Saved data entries

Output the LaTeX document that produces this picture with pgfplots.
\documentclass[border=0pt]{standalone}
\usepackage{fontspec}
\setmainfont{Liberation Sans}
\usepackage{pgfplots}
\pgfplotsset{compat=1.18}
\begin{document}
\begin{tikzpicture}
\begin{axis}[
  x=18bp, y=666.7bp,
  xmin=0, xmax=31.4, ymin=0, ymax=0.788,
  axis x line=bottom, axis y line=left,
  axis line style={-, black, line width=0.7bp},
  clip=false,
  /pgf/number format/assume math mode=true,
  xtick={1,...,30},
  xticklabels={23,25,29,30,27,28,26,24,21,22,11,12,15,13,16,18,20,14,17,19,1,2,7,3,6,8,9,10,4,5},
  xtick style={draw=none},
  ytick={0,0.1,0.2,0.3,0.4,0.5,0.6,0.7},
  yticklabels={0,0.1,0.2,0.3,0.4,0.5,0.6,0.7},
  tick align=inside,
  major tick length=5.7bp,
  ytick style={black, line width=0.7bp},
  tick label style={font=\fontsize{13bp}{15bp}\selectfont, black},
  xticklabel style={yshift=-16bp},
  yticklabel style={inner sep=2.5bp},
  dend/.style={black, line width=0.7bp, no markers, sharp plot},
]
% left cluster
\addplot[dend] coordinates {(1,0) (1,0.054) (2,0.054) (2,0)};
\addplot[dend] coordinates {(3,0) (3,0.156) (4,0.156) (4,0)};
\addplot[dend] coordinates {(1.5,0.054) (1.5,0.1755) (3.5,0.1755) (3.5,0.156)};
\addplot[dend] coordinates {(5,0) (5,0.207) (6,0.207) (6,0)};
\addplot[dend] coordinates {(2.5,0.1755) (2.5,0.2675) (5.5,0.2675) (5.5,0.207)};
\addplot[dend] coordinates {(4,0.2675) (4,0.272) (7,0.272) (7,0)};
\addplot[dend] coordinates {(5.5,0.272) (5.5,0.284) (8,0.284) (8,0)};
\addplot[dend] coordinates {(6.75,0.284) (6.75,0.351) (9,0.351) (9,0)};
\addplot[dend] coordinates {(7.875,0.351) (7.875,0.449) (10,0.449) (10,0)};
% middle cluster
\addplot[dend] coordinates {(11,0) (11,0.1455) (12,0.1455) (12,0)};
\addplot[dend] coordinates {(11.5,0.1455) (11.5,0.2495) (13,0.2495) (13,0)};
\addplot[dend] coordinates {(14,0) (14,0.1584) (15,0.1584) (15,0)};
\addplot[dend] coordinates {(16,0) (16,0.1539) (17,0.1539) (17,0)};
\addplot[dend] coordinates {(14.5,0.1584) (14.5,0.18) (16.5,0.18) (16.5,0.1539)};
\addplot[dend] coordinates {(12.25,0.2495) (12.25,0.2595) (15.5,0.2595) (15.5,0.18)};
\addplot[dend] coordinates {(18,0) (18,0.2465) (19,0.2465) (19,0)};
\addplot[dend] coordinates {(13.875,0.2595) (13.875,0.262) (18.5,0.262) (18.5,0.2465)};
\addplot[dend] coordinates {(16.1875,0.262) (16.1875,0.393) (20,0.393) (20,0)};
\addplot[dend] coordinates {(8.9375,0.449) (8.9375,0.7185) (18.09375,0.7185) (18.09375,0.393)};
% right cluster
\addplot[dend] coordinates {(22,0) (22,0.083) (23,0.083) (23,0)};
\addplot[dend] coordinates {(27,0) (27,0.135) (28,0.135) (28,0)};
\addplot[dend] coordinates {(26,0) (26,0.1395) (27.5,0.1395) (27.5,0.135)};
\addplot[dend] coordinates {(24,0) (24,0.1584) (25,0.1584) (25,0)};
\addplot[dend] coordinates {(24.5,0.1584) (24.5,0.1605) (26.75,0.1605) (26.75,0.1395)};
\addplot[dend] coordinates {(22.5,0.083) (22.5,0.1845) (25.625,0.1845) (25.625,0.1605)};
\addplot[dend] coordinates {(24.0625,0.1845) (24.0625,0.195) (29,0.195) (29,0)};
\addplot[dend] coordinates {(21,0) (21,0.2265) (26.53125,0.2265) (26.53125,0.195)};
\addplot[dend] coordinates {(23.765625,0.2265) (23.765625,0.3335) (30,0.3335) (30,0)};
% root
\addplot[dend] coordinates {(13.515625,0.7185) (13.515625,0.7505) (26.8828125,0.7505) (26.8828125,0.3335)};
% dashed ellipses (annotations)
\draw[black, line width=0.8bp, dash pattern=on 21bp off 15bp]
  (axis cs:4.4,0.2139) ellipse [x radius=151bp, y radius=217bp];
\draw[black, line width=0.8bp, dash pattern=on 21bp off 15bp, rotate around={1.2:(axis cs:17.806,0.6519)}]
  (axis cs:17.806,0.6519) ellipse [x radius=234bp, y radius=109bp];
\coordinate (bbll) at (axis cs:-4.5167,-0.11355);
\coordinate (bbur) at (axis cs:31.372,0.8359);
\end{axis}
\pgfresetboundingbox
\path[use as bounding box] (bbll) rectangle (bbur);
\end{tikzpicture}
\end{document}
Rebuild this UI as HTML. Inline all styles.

- [WHAT IS BEING ASKED]: Retype the whole listing above exactly.

- [RESPONSE TO THIS TASK]:
Output the LaTeX document that produces this picture with pgfplots.
\documentclass[border=0pt]{standalone}
\usepackage{fontspec}
\setmainfont{Liberation Sans}
\usepackage{pgfplots}
\pgfplotsset{compat=1.18}
\begin{document}
\begin{tikzpicture}
\begin{axis}[
  x=18bp, y=666.7bp,
  xmin=0, xmax=31.4, ymin=0, ymax=0.788,
  axis x line=bottom, axis y line=left,
  axis line style={-, black, line width=0.7bp},
  clip=false,
  /pgf/number format/assume math mode=true,
  xtick={1,...,30},
  xticklabels={23,25,29,30,27,28,26,24,21,22,11,12,15,13,16,18,20,14,17,19,1,2,7,3,6,8,9,10,4,5},
  xtick style={draw=none},
  ytick={0,0.1,0.2,0.3,0.4,0.5,0.6,0.7},
  yticklabels={0,0.1,0.2,0.3,0.4,0.5,0.6,0.7},
  tick align=inside,
  major tick length=5.7bp,
  ytick style={black, line width=0.7bp},
  tick label style={font=\fontsize{13bp}{15bp}\selectfont, black},
  xticklabel style={yshift=-16bp},
  yticklabel style={inner sep=2.5bp},
  dend/.style={black, line width=0.7bp, no markers, sharp plot},
]
% left cluster
\addplot[dend] coordinates {(1,0) (1,0.054) (2,0.054) (2,0)};
\addplot[dend] coordinates {(3,0) (3,0.156) (4,0.156) (4,0)};
\addplot[dend] coordinates {(1.5,0.054) (1.5,0.1755) (3.5,0.1755) (3.5,0.156)};
\addplot[dend] coordinates {(5,0) (5,0.207) (6,0.207) (6,0)};
\addplot[dend] coordinates {(2.5,0.1755) (2.5,0.2675) (5.5,0.2675) (5.5,0.207)};
\addplot[dend] coordinates {(4,0.2675) (4,0.272) (7,0.272) (7,0)};
\addplot[dend] coordinates {(5.5,0.272) (5.5,0.284) (8,0.284) (8,0)};
\addplot[dend] coordinates {(6.75,0.284) (6.75,0.351) (9,0.351) (9,0)};
\addplot[dend] coordinates {(7.875,0.351) (7.875,0.449) (10,0.449) (10,0)};
% middle cluster
\addplot[dend] coordinates {(11,0) (11,0.1455) (12,0.1455) (12,0)};
\addplot[dend] coordinates {(11.5,0.1455) (11.5,0.2495) (13,0.2495) (13,0)};
\addplot[dend] coordinates {(14,0) (14,0.1584) (15,0.1584) (15,0)};
\addplot[dend] coordinates {(16,0) (16,0.1539) (17,0.1539) (17,0)};
\addplot[dend] coordinates {(14.5,0.1584) (14.5,0.18) (16.5,0.18) (16.5,0.1539)};
\addplot[dend] coordinates {(12.25,0.2495) (12.25,0.2595) (15.5,0.2595) (15.5,0.18)};
\addplot[dend] coordinates {(18,0) (18,0.2465) (19,0.2465) (19,0)};
\addplot[dend] coordinates {(13.875,0.2595) (13.875,0.262) (18.5,0.262) (18.5,0.2465)};
\addplot[dend] coordinates {(16.1875,0.262) (16.1875,0.393) (20,0.393) (20,0)};
\addplot[dend] coordinates {(8.9375,0.449) (8.9375,0.7185) (18.09375,0.7185) (18.09375,0.393)};
% right cluster
\addplot[dend] coordinates {(22,0) (22,0.083) (23,0.083) (23,0)};
\addplot[dend] coordinates {(27,0) (27,0.135) (28,0.135) (28,0)};
\addplot[dend] coordinates {(26,0) (26,0.1395) (27.5,0.1395) (27.5,0.135)};
\addplot[dend] coordinates {(24,0) (24,0.1584) (25,0.1584) (25,0)};
\addplot[dend] coordinates {(24.5,0.1584) (24.5,0.1605) (26.75,0.1605) (26.75,0.1395)};
\addplot[dend] coordinates {(22.5,0.083) (22.5,0.1845) (25.625,0.1845) (25.625,0.1605)};
\addplot[dend] coordinates {(24.0625,0.1845) (24.0625,0.195) (29,0.195) (29,0)};
\addplot[dend] coordinates {(21,0) (21,0.2265) (26.53125,0.2265) (26.53125,0.195)};
\addplot[dend] coordinates {(23.765625,0.2265) (23.765625,0.3335) (30,0.3335) (30,0)};
% root
\addplot[dend] coordinates {(13.515625,0.7185) (13.515625,0.7505) (26.8828125,0.7505) (26.8828125,0.3335)};
% dashed ellipses (annotations)
\draw[black, line width=0.8bp, dash pattern=on 21bp off 15bp]
  (axis cs:4.4,0.2139) ellipse [x radius=151bp, y radius=217bp];
\draw[black, line width=0.8bp, dash pattern=on 21bp off 15bp, rotate around={1.2:(axis cs:17.806,0.6519)}]
  (axis cs:17.806,0.6519) ellipse [x radius=234bp, y radius=109bp];
\coordinate (bbll) at (axis cs:-4.5167,-0.11355);
\coordinate (bbur) at (axis cs:31.372,0.8359);
\end{axis}
\pgfresetboundingbox
\path[use as bounding box] (bbll) rectangle (bbur);
\end{tikzpicture}
\end{document}
Rebuild this UI as HTML. Inline all styles.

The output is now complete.